Wadida Wassef
Wadida Wassef is an Egyptian writer and translator.
Biography
Wadida Wassef was born in 1926 in Alexandria, Egypt. Her family was upper-class and Coptic, though she also studied the Quran to learn about her nation's majority religion, at her father's encouragement. She grew up speaking Arabic, French, and Italian at home, as well as English at school, and she studied both English and Arabic literature. Her family then sent her to study at the American Mission College for Girls in Cairo.After graduation, she worked at her alma mater's Faculty of Arts Department of English, then taught European history as well as English language and literature at El Nasr Girls' College.
When marriage cut short her career as an educator, Wassef began picking up work as a translator.

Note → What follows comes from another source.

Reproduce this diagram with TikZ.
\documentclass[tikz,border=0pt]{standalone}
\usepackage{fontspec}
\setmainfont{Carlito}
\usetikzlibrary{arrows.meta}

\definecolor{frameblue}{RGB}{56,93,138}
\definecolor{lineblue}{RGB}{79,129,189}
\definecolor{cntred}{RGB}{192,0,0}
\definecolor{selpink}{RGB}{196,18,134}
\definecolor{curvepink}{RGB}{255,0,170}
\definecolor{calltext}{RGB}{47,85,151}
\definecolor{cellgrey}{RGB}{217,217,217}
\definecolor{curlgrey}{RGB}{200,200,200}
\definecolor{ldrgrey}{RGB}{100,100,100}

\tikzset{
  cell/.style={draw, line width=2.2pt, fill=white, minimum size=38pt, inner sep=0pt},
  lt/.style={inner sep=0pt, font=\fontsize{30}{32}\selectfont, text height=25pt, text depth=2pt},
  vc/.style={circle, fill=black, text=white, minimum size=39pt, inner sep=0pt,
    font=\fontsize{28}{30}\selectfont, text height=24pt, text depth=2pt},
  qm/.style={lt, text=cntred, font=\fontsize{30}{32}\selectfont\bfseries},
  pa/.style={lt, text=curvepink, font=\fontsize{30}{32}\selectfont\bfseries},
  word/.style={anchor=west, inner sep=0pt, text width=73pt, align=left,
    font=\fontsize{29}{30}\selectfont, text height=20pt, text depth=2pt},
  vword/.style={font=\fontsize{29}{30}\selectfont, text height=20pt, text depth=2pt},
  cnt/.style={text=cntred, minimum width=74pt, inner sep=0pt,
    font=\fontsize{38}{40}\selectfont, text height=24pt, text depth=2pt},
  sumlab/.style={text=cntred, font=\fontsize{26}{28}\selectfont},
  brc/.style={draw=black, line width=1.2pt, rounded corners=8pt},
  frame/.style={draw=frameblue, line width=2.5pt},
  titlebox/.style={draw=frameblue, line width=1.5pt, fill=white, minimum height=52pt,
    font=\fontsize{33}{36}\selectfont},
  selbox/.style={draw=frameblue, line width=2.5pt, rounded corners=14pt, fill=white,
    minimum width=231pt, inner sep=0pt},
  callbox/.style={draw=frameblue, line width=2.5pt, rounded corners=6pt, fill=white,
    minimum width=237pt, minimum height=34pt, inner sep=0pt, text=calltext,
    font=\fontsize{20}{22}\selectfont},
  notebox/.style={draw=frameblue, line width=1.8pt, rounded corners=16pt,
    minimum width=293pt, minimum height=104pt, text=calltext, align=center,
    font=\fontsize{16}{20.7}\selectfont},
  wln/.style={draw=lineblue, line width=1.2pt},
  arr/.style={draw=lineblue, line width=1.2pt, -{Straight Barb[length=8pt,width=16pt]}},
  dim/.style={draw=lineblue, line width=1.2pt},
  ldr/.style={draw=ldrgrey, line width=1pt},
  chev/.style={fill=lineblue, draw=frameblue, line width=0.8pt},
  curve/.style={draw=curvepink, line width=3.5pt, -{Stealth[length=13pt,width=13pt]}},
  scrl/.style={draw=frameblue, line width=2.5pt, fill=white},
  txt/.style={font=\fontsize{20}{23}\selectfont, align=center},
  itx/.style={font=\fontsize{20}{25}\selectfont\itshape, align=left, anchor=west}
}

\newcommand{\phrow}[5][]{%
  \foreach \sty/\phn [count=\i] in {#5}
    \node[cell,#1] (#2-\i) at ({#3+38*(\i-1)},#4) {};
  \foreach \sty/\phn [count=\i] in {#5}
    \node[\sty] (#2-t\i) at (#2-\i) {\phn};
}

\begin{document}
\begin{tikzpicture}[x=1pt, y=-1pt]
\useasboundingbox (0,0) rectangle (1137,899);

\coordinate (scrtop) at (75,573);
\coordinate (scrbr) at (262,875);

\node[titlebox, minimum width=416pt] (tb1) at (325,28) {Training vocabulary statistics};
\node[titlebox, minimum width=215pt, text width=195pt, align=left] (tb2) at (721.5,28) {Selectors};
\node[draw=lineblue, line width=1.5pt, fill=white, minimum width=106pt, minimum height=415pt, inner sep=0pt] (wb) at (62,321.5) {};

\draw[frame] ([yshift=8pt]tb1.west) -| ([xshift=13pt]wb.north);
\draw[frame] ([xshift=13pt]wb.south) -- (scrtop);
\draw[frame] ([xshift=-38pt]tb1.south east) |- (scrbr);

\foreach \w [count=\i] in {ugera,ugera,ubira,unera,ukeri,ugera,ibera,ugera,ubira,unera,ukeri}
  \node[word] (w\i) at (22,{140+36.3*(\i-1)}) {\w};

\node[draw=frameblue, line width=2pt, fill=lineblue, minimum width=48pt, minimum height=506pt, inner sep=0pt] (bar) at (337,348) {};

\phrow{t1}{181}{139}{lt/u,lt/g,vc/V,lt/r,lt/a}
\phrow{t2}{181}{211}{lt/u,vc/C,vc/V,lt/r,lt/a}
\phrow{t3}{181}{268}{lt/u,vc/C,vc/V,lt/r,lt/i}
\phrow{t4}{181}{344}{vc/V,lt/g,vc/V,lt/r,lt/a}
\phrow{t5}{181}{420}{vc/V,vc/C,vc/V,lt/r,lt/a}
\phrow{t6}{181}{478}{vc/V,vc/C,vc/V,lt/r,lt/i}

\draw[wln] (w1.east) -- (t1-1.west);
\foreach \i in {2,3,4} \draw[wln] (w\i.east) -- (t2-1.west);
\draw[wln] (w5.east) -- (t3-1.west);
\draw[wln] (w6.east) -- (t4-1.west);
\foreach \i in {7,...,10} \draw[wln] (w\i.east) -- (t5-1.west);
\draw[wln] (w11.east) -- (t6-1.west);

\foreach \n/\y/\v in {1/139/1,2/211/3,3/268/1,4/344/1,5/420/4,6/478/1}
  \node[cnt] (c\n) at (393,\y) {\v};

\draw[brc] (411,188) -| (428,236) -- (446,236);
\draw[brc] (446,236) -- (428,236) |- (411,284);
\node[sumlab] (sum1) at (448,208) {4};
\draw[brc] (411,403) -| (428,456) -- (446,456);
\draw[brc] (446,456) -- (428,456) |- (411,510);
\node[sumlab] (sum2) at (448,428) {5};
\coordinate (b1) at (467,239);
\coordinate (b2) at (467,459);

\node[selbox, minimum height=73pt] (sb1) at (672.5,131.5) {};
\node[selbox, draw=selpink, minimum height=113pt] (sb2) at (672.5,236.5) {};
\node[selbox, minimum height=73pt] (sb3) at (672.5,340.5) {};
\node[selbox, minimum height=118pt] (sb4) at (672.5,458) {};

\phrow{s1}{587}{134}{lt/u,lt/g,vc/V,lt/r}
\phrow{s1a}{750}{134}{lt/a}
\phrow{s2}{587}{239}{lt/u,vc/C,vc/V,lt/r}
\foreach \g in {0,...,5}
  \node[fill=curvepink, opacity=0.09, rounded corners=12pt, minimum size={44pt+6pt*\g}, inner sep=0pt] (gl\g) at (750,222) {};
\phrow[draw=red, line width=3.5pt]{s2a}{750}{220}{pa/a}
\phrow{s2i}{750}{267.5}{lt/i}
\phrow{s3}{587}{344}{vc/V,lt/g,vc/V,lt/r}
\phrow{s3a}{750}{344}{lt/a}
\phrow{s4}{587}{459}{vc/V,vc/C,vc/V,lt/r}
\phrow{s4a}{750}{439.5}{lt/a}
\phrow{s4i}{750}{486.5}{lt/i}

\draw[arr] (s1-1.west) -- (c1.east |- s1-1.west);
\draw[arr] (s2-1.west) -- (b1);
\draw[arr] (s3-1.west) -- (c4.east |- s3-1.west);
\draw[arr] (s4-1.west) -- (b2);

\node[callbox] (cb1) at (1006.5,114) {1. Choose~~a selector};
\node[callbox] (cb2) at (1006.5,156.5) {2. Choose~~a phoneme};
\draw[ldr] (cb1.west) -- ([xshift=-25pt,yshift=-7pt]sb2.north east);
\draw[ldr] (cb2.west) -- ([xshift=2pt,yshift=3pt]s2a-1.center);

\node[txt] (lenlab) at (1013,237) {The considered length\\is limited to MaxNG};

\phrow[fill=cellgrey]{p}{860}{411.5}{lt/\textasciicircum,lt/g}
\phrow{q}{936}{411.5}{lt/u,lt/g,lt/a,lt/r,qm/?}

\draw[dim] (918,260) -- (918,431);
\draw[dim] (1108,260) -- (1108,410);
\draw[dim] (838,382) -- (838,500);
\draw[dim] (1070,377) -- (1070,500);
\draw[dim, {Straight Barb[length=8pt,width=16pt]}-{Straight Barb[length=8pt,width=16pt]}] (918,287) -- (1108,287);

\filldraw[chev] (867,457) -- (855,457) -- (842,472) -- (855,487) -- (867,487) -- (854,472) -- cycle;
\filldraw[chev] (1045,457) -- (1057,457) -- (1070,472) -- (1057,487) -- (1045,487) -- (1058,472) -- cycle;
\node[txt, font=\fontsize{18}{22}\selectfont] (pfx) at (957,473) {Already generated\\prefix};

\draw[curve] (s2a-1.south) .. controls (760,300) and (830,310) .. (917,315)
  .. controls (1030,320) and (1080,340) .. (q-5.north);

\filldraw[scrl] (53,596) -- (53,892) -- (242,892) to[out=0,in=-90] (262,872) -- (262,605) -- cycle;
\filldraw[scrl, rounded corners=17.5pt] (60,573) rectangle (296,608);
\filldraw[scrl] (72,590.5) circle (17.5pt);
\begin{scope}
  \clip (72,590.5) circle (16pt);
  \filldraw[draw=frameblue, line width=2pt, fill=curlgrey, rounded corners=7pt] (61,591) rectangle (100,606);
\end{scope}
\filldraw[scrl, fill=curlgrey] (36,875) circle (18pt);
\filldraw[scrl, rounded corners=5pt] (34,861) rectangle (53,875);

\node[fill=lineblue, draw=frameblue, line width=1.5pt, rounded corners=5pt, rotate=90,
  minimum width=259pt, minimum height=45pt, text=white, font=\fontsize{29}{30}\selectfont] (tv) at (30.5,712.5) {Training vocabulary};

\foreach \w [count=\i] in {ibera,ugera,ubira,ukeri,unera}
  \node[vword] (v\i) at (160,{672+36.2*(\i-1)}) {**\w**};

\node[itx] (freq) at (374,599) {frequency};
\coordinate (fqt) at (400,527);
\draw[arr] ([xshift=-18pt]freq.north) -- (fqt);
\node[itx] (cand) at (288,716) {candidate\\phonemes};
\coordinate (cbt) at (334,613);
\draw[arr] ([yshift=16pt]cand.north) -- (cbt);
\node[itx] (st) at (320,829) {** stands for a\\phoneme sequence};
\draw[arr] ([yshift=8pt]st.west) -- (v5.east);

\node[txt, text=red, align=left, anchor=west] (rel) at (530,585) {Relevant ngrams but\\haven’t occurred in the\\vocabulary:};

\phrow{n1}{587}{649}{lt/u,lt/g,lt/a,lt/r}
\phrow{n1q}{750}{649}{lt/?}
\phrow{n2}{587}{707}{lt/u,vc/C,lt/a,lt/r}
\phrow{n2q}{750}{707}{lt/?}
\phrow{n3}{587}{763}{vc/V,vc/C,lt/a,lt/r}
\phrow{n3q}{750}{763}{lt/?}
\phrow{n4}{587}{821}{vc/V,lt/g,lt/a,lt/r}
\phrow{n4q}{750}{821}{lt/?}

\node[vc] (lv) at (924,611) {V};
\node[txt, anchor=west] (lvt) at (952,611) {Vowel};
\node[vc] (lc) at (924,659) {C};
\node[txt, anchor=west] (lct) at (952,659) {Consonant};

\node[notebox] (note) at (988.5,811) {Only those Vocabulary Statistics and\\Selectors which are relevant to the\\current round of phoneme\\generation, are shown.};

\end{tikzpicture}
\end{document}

For the American [Research Center in Egypt], she worked on collections of Egyptian short fiction, drama, and philosophy. In 1978, she translated into English the Yusuf Idris short story collection The Cheapest Nights, which has been published on multiple occasions, including as part of the Heinemann [African Writers Series] and Penguin Classics.
In the 1970s, she began writing her own work while feeling isolated in the small city of Shibin El Kom, where she had relocated for her husband's career. She published her short stories and autobiographical essays, often originally written in English, in magazines and anthologies, such as 2004's Opening the Gates: An Anthology of Arab Feminist Writing and 2009's Women Writing Africa: The Northern Region.